### YOUR GOAL
Copy out each line below that has the word "matplotlib" in it.

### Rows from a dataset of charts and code
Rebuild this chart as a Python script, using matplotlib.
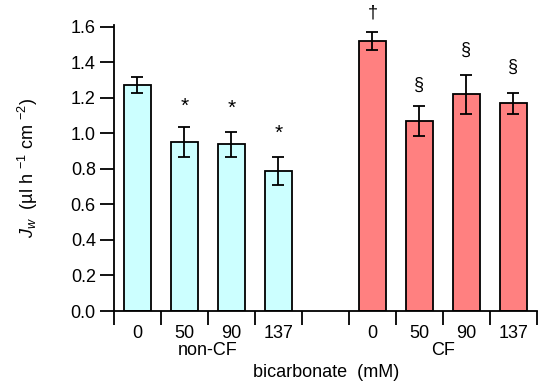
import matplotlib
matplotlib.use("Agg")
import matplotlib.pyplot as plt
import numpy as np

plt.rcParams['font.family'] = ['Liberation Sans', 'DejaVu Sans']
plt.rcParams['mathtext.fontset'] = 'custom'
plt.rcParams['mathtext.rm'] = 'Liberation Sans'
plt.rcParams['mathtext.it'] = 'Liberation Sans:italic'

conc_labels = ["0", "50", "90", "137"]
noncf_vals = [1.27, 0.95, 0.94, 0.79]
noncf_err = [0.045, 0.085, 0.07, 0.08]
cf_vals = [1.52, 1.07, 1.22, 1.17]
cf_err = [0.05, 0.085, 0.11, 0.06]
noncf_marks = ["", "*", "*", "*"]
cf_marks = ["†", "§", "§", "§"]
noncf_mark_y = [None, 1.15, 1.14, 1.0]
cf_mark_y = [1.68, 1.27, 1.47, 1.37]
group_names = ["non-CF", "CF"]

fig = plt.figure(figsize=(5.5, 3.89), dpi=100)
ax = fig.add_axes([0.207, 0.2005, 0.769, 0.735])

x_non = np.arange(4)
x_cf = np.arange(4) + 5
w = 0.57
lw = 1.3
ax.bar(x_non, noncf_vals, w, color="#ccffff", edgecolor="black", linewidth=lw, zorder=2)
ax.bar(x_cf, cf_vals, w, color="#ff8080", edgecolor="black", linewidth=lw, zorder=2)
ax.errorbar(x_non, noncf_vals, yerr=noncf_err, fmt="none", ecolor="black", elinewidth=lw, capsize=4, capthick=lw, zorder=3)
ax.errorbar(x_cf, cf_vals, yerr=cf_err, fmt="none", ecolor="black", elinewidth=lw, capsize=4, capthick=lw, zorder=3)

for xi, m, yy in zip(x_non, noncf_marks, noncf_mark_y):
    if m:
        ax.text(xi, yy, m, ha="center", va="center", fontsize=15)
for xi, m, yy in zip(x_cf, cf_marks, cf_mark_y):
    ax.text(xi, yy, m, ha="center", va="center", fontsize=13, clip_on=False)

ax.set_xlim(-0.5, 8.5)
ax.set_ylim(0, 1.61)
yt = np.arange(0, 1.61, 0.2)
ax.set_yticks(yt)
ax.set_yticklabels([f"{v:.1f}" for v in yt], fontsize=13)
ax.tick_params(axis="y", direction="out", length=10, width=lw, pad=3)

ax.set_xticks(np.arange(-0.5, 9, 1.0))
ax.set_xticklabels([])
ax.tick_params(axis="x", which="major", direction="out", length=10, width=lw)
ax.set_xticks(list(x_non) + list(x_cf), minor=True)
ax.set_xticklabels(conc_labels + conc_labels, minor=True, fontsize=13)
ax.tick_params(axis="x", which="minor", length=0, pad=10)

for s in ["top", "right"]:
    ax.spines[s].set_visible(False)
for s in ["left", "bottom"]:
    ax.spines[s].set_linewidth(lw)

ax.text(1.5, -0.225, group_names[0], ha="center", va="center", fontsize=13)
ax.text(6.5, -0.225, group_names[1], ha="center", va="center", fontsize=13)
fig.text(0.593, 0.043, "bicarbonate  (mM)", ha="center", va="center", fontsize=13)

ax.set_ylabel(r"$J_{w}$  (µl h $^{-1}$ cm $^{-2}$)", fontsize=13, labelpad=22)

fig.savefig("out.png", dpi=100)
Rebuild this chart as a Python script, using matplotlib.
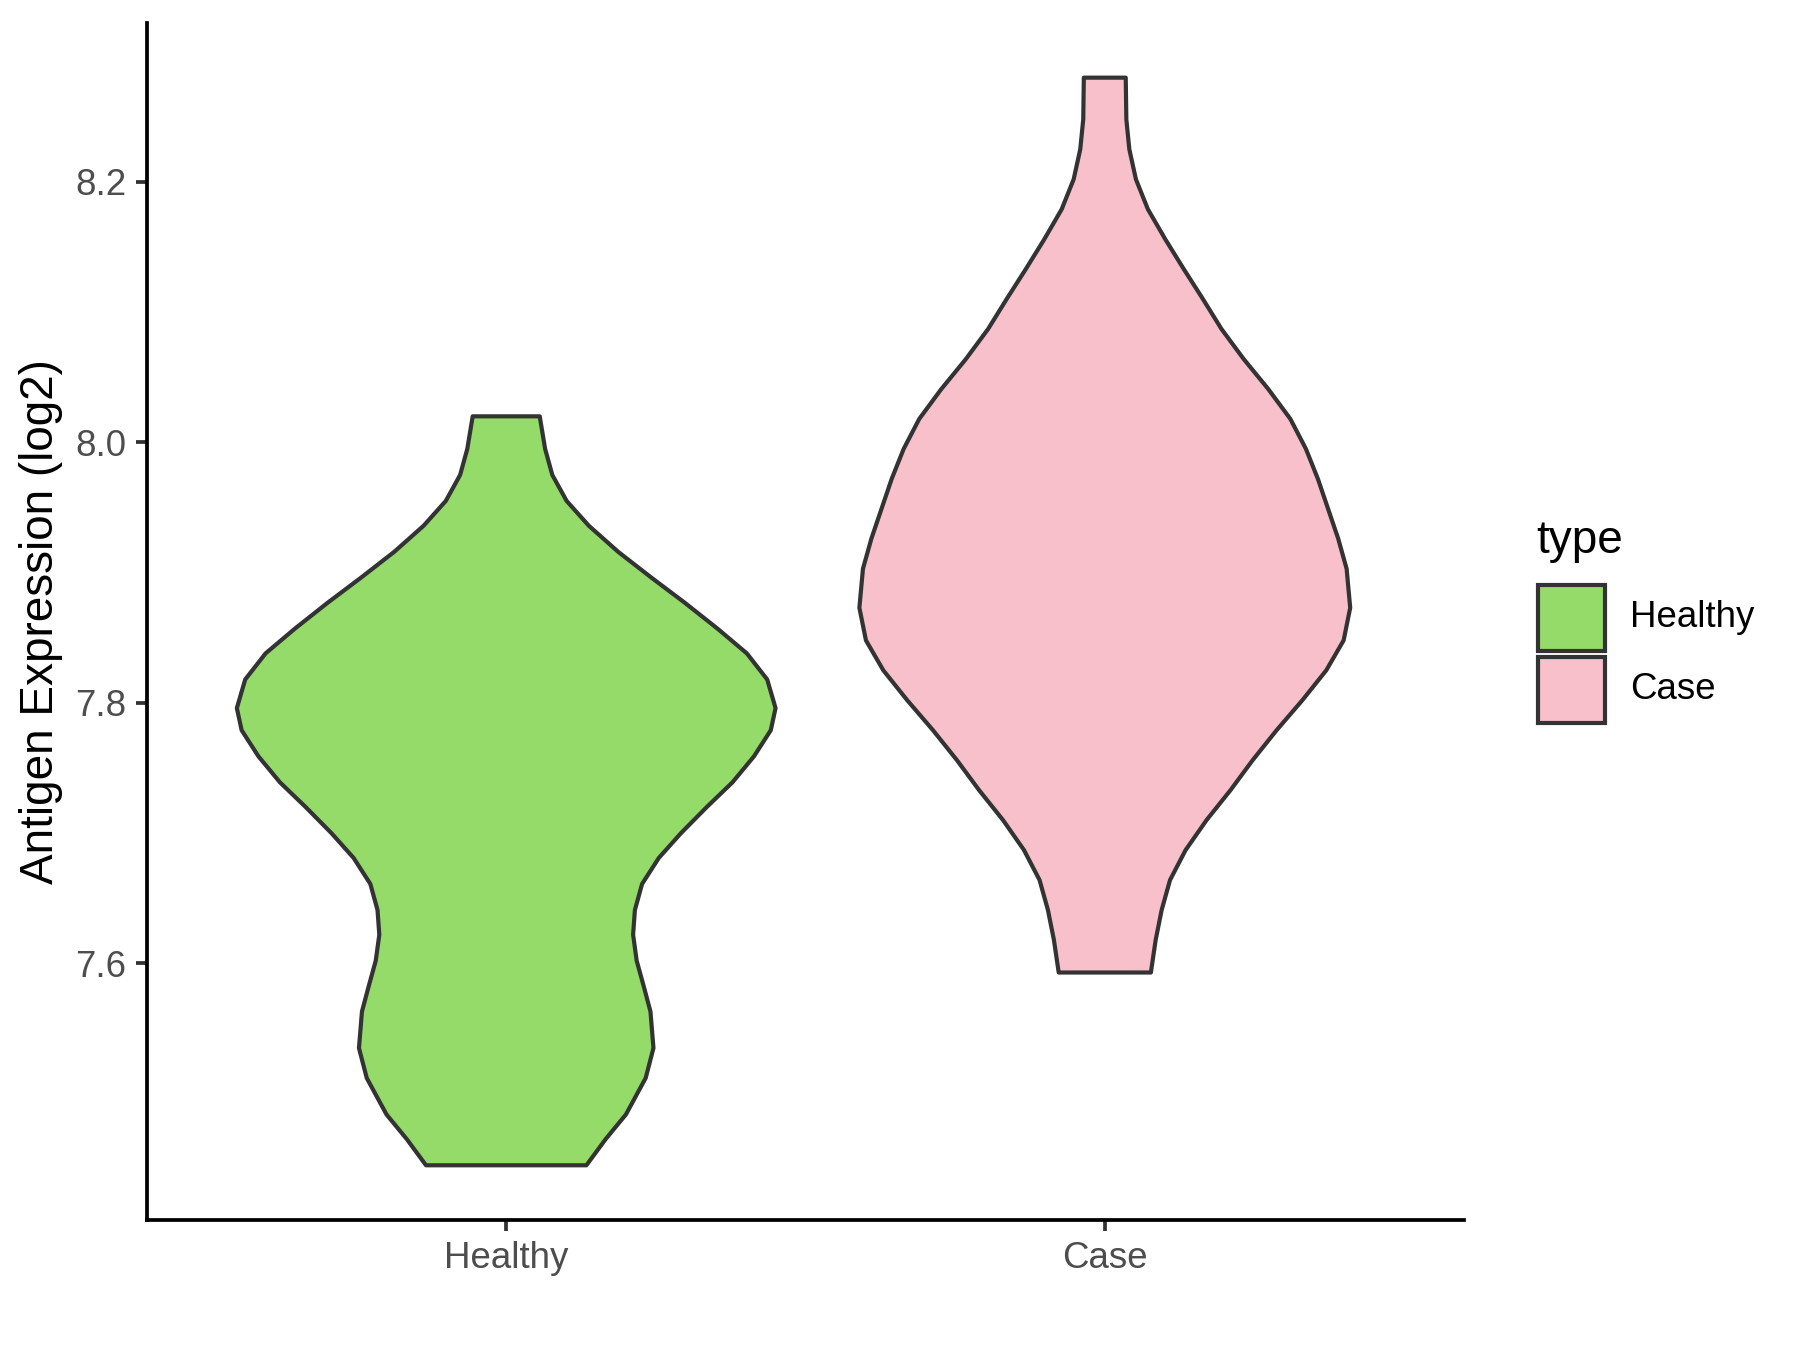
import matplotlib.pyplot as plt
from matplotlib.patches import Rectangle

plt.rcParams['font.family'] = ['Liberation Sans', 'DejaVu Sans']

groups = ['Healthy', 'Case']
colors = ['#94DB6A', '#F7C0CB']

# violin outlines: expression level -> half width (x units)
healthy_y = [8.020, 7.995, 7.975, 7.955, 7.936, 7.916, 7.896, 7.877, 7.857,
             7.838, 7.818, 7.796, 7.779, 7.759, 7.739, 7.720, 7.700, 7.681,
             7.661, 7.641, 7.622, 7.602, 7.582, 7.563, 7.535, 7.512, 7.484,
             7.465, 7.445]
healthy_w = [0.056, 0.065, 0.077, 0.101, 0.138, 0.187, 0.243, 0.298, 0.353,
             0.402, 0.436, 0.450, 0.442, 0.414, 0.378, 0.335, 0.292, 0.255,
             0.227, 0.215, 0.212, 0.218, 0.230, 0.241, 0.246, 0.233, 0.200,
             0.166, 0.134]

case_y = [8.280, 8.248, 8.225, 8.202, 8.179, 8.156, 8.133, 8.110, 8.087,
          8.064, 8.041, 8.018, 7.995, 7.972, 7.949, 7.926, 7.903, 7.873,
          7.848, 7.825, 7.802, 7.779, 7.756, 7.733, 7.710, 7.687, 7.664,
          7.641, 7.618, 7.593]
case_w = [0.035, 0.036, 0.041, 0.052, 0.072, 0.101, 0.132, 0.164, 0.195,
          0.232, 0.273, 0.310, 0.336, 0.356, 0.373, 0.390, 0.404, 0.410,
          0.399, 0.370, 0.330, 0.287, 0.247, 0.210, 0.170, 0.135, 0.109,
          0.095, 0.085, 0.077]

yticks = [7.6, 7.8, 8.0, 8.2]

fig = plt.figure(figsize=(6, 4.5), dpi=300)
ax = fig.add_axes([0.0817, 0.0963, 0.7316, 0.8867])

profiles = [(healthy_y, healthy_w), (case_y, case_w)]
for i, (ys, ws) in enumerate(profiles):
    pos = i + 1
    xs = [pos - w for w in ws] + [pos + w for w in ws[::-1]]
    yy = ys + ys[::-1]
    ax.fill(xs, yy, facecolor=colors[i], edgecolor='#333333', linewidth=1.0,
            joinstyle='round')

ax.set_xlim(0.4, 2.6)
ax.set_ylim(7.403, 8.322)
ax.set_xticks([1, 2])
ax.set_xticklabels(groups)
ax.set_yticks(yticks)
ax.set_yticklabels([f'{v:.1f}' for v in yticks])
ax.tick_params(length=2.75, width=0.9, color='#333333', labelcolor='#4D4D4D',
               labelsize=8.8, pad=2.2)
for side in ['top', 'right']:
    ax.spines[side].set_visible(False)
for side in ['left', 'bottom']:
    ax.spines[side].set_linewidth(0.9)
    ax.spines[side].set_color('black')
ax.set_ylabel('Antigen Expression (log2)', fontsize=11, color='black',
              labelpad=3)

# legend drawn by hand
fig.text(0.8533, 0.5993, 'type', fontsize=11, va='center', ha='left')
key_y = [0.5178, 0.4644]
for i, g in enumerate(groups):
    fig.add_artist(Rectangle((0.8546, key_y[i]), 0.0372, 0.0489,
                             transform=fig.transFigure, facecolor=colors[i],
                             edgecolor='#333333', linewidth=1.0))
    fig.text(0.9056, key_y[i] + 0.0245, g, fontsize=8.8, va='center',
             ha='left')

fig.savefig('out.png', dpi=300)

### ANSWER IN FULL
Rebuild this chart as a Python script, using matplotlib.
import matplotlib
matplotlib.use("Agg")
import matplotlib.pyplot as plt
Rebuild this chart as a Python script, using matplotlib.
import matplotlib.pyplot as plt
from matplotlib.patches import Rectangle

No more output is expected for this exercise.